This study compared verified
key entry data with the Intelligent Character
Recognition (ICR) of pre-printed and constrained
hand-written numerics in census questionnaires.
Two different recognition engines were used
- the RE and the MITEK engine. We found significant
differences between the two engines, in terms
of both digit substitution error and bias. The
RE engine was more accurate. For this engine,
we also studied the effect of image enhancement
techniques. The results showed that the use
of image enhancement leads to a much improved
performance.
This study showed that numeric recognition
technology is capable of delivering vastly superior
results to those achieved in processing the
1996 Census. In 1996 the RE engine was used
with no image enhancement. All of the recognition
systems on trial gave results that were superior
to those achieved in 1996.
The most effective way to lower error rates,
both at the digit and variable level, is to
reject a higher proportion of the recognised
responses (rejected responses go to an operator
for key entry). Rejection is primarily based
on the level of confidence the engine assigns
to each recognised digit.
However, it is also possible to reduce error
rates, with little increase in the amount of
data rejected, by using 'smarter' rejection
strategies. This means treating different variables
in different ways and having different confidence
thresholds for different recognised digits.
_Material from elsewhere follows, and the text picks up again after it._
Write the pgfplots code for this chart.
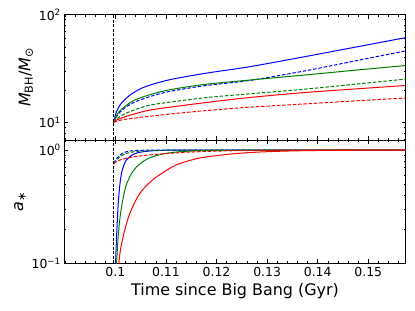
\documentclass[border=0pt]{standalone}
\usepackage{fontspec}
\setmainfont{DejaVu Sans}
\usepackage{pgfplots}
\pgfplotsset{compat=1.18}
\definecolor{mplgreen}{rgb}{0,0.5,0}
\begin{document}
\begin{tikzpicture}
\path[use as bounding box] (-64.3bp,-171bp) rectangle (350.7bp,140bp);
\pgfplotsset{
  panel/.style={
    scale only axis, width=341.4bp,
    xmin=0.0899, xmax=0.1574,
    xtick={0.1,0.11,0.12,0.13,0.14,0.15},
    minor xtick={0.09,0.092,...,0.157},
    tick align=inside, xtick pos=both, ytick pos=both,
    major tick length=4bp, minor tick length=2bp,
    every tick/.style={black, line width=0.6bp},
    axis line style={black, line width=0.8bp},
    tick label style={font=\fontsize{12.5}{13}\selectfont},
    label style={font=\fontsize{16}{17}\selectfont},
    ylabel style={yshift=-1bp},
    clip=true,
  },
  sb/.style={blue, line width=1bp, smooth, tension=0.5},
  sg/.style={mplgreen, line width=1bp, smooth, tension=0.5},
  sr/.style={red, line width=1bp, smooth, tension=0.5},
  db/.style={blue, line width=1bp, dash pattern=on 3.5bp off 1.8bp, smooth, tension=0.5},
  dg/.style={mplgreen, line width=1bp, dash pattern=on 3.5bp off 1.8bp, smooth, tension=0.5},
  dr/.style={red, line width=1bp, dash pattern=on 3.5bp off 1.8bp, smooth, tension=0.5},
  vl/.style={black, line width=0.8bp, dash pattern=on 3bp off 1.5bp},
}
\begin{axis}[ymode=log, panel, name=top, at={(0,0)}, anchor=south west, height=125.3bp,
  ymin=6.9, ymax=100,
  xticklabels={},
  ytick={10,100}, yticklabels={10\textsuperscript{1},10\textsuperscript{2}},
  minor ytick={7,8,9,20,30,40,50,60,70,80,90},
  ylabel={{\itshape M}\textsubscript{BH}/{\itshape M}\textsubscript{⊙}},
]
\addplot[sb] coordinates {(0.0997,10) (0.0999,11.3) (0.1001,12.2) (0.10055,13.6) (0.1012,15.2) (0.10188,16.4) (0.1031,18.3) (0.10451,20.1) (0.1060,21.6) (0.10781,23.0) (0.11112,25.2) (0.1177,28.6) (0.1266,33.0) (0.1374,40.8) (0.1474,50.0) (0.1574,61.3)};
\addplot[db] coordinates {(0.0997,10) (0.0999,10.6) (0.1001,11.1) (0.10055,12.0) (0.1012,12.9) (0.10188,13.7) (0.1031,14.9) (0.10451,16.0) (0.10781,18.0) (0.1111,19.6) (0.1177,22.0) (0.1266,24.6) (0.1374,30.1) (0.1474,37.3) (0.1574,46.2)};
\addplot[sg] coordinates {(0.0997,10) (0.0999,10.7) (0.1001,11.3) (0.10055,12.3) (0.1012,13.3) (0.10188,14.1) (0.1031,15.5) (0.10451,16.7) (0.10781,18.7) (0.1111,20.3) (0.1177,22.6) (0.1266,24.8) (0.1374,27.6) (0.1474,30.6) (0.1574,33.8)};
\addplot[dg] coordinates {(0.0997,10) (0.1001,10.7) (0.1012,11.6) (0.10188,12.1) (0.10451,13.5) (0.10781,14.8) (0.1177,17.0) (0.1266,18.5) (0.1374,20.4) (0.1474,22.7) (0.1574,25.3)};
\addplot[sr] coordinates {(0.0997,10) (0.1001,10.5) (0.10188,11.3) (0.10451,12.3) (0.10781,13.3) (0.1177,15.3) (0.1266,17.1) (0.1374,19.0) (0.1474,20.5) (0.1574,22.1)};
\addplot[dr] coordinates {(0.0997,10) (0.1001,10.25) (0.10188,10.7) (0.10781,11.6) (0.1177,12.9) (0.1266,13.9) (0.1374,14.9) (0.1474,15.9) (0.1574,16.9)};
\addplot[vl] coordinates {(0.0997,6.9) (0.0997,100)};
\end{axis}
\begin{axis}[ymode=log, panel, name=bot, at={(0,0)}, anchor=north west, height=123.3bp,
  ymin=0.1, ymax=1.225,
  xticklabels={0.1,0.11,0.12,0.13,0.14,0.15},
  ytick={0.1,1}, yticklabels={10\textsuperscript{−1},10\textsuperscript{0}},
  minor ytick={0.2,0.3,0.4,0.5,0.6,0.7,0.8,0.9},
  ylabel={{\itshape a}\textsubscript{∗}},
  xlabel={Time since Big Bang (Gyr)},
]
\addplot[sb] coordinates {(0.0997,0.03) (0.10004,0.1) (0.10024,0.172) (0.10055,0.33) (0.1009,0.50) (0.10123,0.63) (0.1017,0.74) (0.10222,0.82) (0.1031,0.89) (0.10419,0.94) (0.1058,0.97) (0.1075,0.985) (0.110,0.995) (0.114,0.998) (0.13,0.998) (0.1574,0.998)};
\addplot[db] coordinates {(0.0997,0.76) (0.1,0.81) (0.1003,0.845) (0.10089,0.90) (0.1015,0.94) (0.10222,0.966) (0.1032,0.983) (0.1045,0.992) (0.107,0.997) (0.112,0.998) (0.1574,0.998)};
\addplot[sg] coordinates {(0.0997,0.03) (0.10024,0.1) (0.10055,0.172) (0.1009,0.25) (0.10123,0.316) (0.1017,0.41) (0.10222,0.50) (0.1031,0.61) (0.10419,0.71) (0.1058,0.81) (0.10748,0.875) (0.1098,0.93) (0.11276,0.966) (0.1165,0.985) (0.12,0.992) (0.125,0.996) (0.13,0.998) (0.1574,0.998)};
\addplot[dg] coordinates {(0.0997,0.76) (0.1,0.79) (0.1003,0.82) (0.10089,0.87) (0.1015,0.905) (0.10222,0.935) (0.1035,0.962) (0.10485,0.978) (0.107,0.989) (0.11,0.995) (0.115,0.998) (0.1574,0.998)};
\addplot[sr] coordinates {(0.0997,0.02) (0.10069,0.1) (0.10154,0.172) (0.10287,0.276) (0.10485,0.415) (0.10748,0.55) (0.11078,0.69) (0.11276,0.76) (0.11671,0.85) (0.12265,0.92) (0.12858,0.96) (0.1365,0.985) (0.1464,0.995) (0.1574,0.998)};
\addplot[dr] coordinates {(0.0997,0.76) (0.10089,0.816) (0.10353,0.87) (0.10748,0.91) (0.11276,0.947) (0.11671,0.966) (0.1227,0.984) (0.13,0.994) (0.14,0.998) (0.1574,0.998)};
\addplot[vl] coordinates {(0.0997,0.1) (0.0997,1.225)};
\end{axis}
\end{tikzpicture}
\end{document}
Rejection can also be based on simple edit rules
and size checks that are designed to detect
recognised responses that are highly unlikely
to be correct.
Determining the rejection strategy that will
maximise the volume and quality of recognised
data depends on the questionnaire design, the
recognition engine, and any image enhancement
being used. Therefore, in order to allow us
time to determine the optimal recognition strategy
for the 2001 Census, it is important to collaborate
with the chosen contractor as early as possible.
US Census research suggests that superior recognition
results are possible when working directly with
recognition software developers. SNZ should
strongly encourage the external contractor to
work with manufacturers of the recognition engine
to be used in the 2001 Census, in order to optimise
recognition results.
This study was invaluable for increasing our
understanding of the whole recognition process
and has placed us in a much stronger position
to negotiate our requirements for the 2001 Census.
We have made the decision to build on our experience
with the 1996 census and use imaging technology
for the 2001 census. |